3. You are not being selfish, and you are allowed to enjoy your work
When I returned to work, there wasn’t much question about why. In our individual circumstances, I just could not afford to not work. Being a stay-at-home mum was not an option that I could have chosen. But even if you are able to make a choice, and you still chose to work, don’t let anyone accuse you of being selfish. Being a working mum helps to pay the bills, of course, but it does so much more. For me, my work signifies achievement and opportunity. It is a marker of how hard I have worked to get to where I am, and a reminder of how far I have yet to go. It symbolises how many possibilities are ahead for me and for my family. It represents an opportunity to be a role model for my daughter, and to show her that, in her future, having a family and having a career are both possible, should that be what she wants. Working, and enjoying your work, does not make you selfish – it makes up a part of who you are.

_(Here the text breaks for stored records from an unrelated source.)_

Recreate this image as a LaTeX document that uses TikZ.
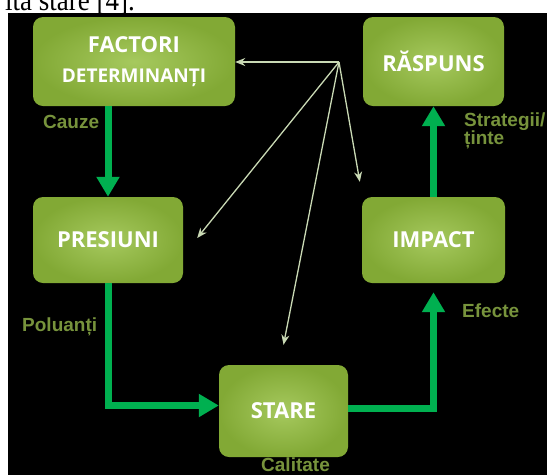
\documentclass[tikz,border=0pt]{standalone}
\usepackage{fontspec}
\setmainfont{Liberation Serif}
\newfontfamily\boxfont{Open Sans}
\newfontfamily\lblfont{Liberation Sans}
\usetikzlibrary{arrows.meta}

\definecolor{boxlight}{HTML}{A6C95E}
\definecolor{boxdark}{HTML}{82A935}
\definecolor{flowgreen}{HTML}{00B050}
\definecolor{lblgreen}{HTML}{77933C}
\definecolor{thinline}{HTML}{C9D9B4}

\tikzset{
  stage/.style={rounded corners=10pt, inner color=boxlight, outer color=boxdark,
    text=white, font=\boxfont\bfseries\fontsize{22}{28}\selectfont,
    align=center, inner sep=0pt},
  flow/.style={flowgreen, line width=7pt, line join=miter,
    -{Triangle[width=22pt,length=20pt]}},
  link/.style={thinline, line width=1.3pt, -{Stealth[width=8pt,length=10pt]}},
  lbl/.style={text=lblgreen, font=\lblfont\bfseries\fontsize{19}{18}\selectfont,
    inner sep=0pt, anchor=base west},
}

\begin{document}
\begin{tikzpicture}[x=1pt,y=-1pt]
  \useasboundingbox (0,0) rectangle (547,475);
  % text of the page above the figure
  \node[anchor=base west, inner sep=0pt, font=\fontsize{30}{30}\selectfont] (cite) at (5,10) {\scalebox{0.9}[1]{ită stare [4].}};
  \fill[black] (8,13) rectangle (547,475);

  % Stages (manual placement)
  \node[stage, minimum width=202pt, minimum height=89pt, font=\boxfont\bfseries\fontsize{22}{30}\selectfont] (fact) at (134,61.5) {FACTORI\\{\fontsize{19}{29}\selectfont DETERMINANȚI}};
  \node[stage, minimum width=141pt, minimum height=89pt] (rasp) at (433.5,61.5) {RĂSPUNS};
  \node[stage, minimum width=150pt, minimum height=86pt] (pres) at (108,240) {PRESIUNI};
  \node[stage, minimum width=143pt, minimum height=86pt] (imp) at (433.5,240) {IMPACT};
  \node[stage, minimum width=129pt, minimum height=92pt] (stare) at (283.5,411) {STARE};

  % labels
  \node[lbl] (cauze) at (43,128) {Cauze};
  \node[lbl, align=left, anchor=north west] (strat) at (464,113) {Strategii/\\ținte};
  \node[lbl] (polu) at (22,331) {Poluanți};
  \node[lbl] (efect) at (462,317) {Efecte};
  \node[lbl] (calit) at (261,471) {Calitate};

  % DPSIR cycle
  \draw[flow] (fact.south -| pres) -- (pres.north);
  \draw[flow] (pres.south) |- ([yshift=5.5pt]stare.west);
  \draw[flow] ([yshift=3pt]stare.east) -| ([yshift=-9pt]imp.south);
  \draw[flow] (imp.north) -- (rasp.south);

  % links from the common point
  \coordinate (hub) at (339,62);
  \draw[link] (hub) -- (fact.east |- hub);
  \draw[link] (hub) -- ([xshift=14pt,yshift=2pt]pres.east);
  \draw[link] (hub) -- ([yshift=20pt]stare.north);
  \draw[link] (hub) -- ([xshift=-2pt,yshift=15pt]imp.north west);
\end{tikzpicture}
\end{document}
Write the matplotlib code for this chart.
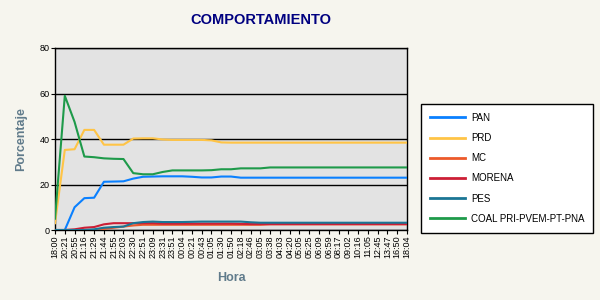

4. The grass is always greener
Up to this point, this post hasn’t talked much about mums who stay at home with their children, but let’s take a moment to understand and appreciate what they do every single day: a stay-at-home mum might get up early to give herself a few moments to herself before her day starts. When her baby wakes up, she has a full-on day ahead: get them fed and dressed for the day. Think of ways to entertain them that are both fun and educational. Manage the household alongside looking after the baby. If she has any errands to run, she does this with the child (or children) in tow – most of us know that this works better some days than others. Her full day consists of putting her child first, and herself last, all with little to no support or interaction with peers. Staying at home with your children might look like a fun life and is doubtlessly the right decision for many people, but easy it ain’t. Instead of wishing you were doing something that you’re not, ask yourself these questions: am I doing what I need to do for my family? Am I doing what makes me happy? If the answer to these is yes, then full steam ahead.
5. You will be just fine
Like I said at the very beginning of this post, my experience of being a working mum has been a roller-coaster, but we’re all still standing. We’ve overcome plenty of challenges, and we’ll certainly have more ahead, but we’re managing, and we’re loving our life as a little family. And if we can, then so can you <3.